Che di incendio non si possa parlare concorda la procura che però vuole approfondire sul tema dell’elettrico, così come accertamenti sono in corso “sul guardrail e sul parapetto esterno che dà sul baratro”. A un primo sguardo la barriera che costeggia la strada comunale porta i segni del tempo, tanto che sono in corso investimenti ingenti per garantire la sicurezza su quel tratto di strada, ma è tutto da dimostrare che abbia un ruolo in quanto accaduto, come ritiene invece Fiorese.
“È un guardrail vecchio, degli anni Cinquanta, forse è una concausa dell’incidente. Guardando le immagini si nota quasi l’autobus fermo, poi precipita, i fotogrammi fanno ipotizzare che possa essersi trattato di un malore”.
L’assessore alla Mobilità di Venezia
Un’immagine satellitare del 2022 di Google Maps restituisce che lungo il cavalcavia di Mestre in cui è precipitato il bus, in cui hanno perso la vita 21 persone, manca un tratto di guardrail. Proprio la barriera di protezione, che potrebbe essere obsoleta, è uno degli elementi al vaglio della procura di Venezia che indaga su quanto accaduto ieri. Per l’assessore alla Mobilità del capoluogo veneto Renato Boraso, però, quella ‘mancanza’ “di un metro e cinquanta è un punto di passaggio, un varco di accesso per motivi di sicurezza, per la manutenzione” spiega all’Adnkronos.
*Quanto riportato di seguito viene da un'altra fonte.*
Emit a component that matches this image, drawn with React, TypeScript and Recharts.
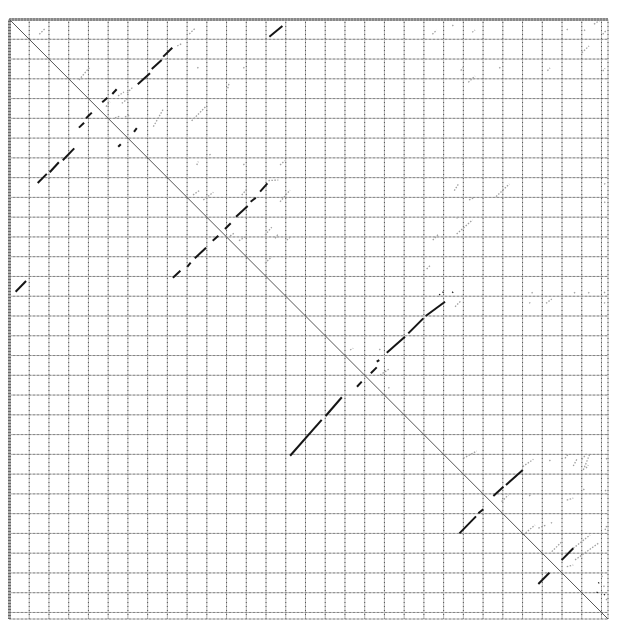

“Si tratta – aggiunge- di una piccola interruzione che si trova, talvolta, lungo i guardrail. Non vorrei che qualcuno pensasse che 13,5 tonnellate (il peso del bus precipitato, ndr.) si sarebbero fermate per un metro e cinquanta” in più di barriera.
“Bisogna capire perché in un rettilineo in discesa questo bus ha perso il controllo, il guardrail non è neanche una concausa perché siamo in un rettilineo” evidenzia Boraso, ammettendo che “sicuramente la doppia fila di guardrail è vetusta perché così abbiamo ereditato questo cavalcavia”, ora al centro di un progetto di ammodernamento da 6,5 milioni di euro. “Non è che un metro e mezzo impedisce la caduta”, dice Boraso, assicurando che il bus è precipitato “25 metri dopo”.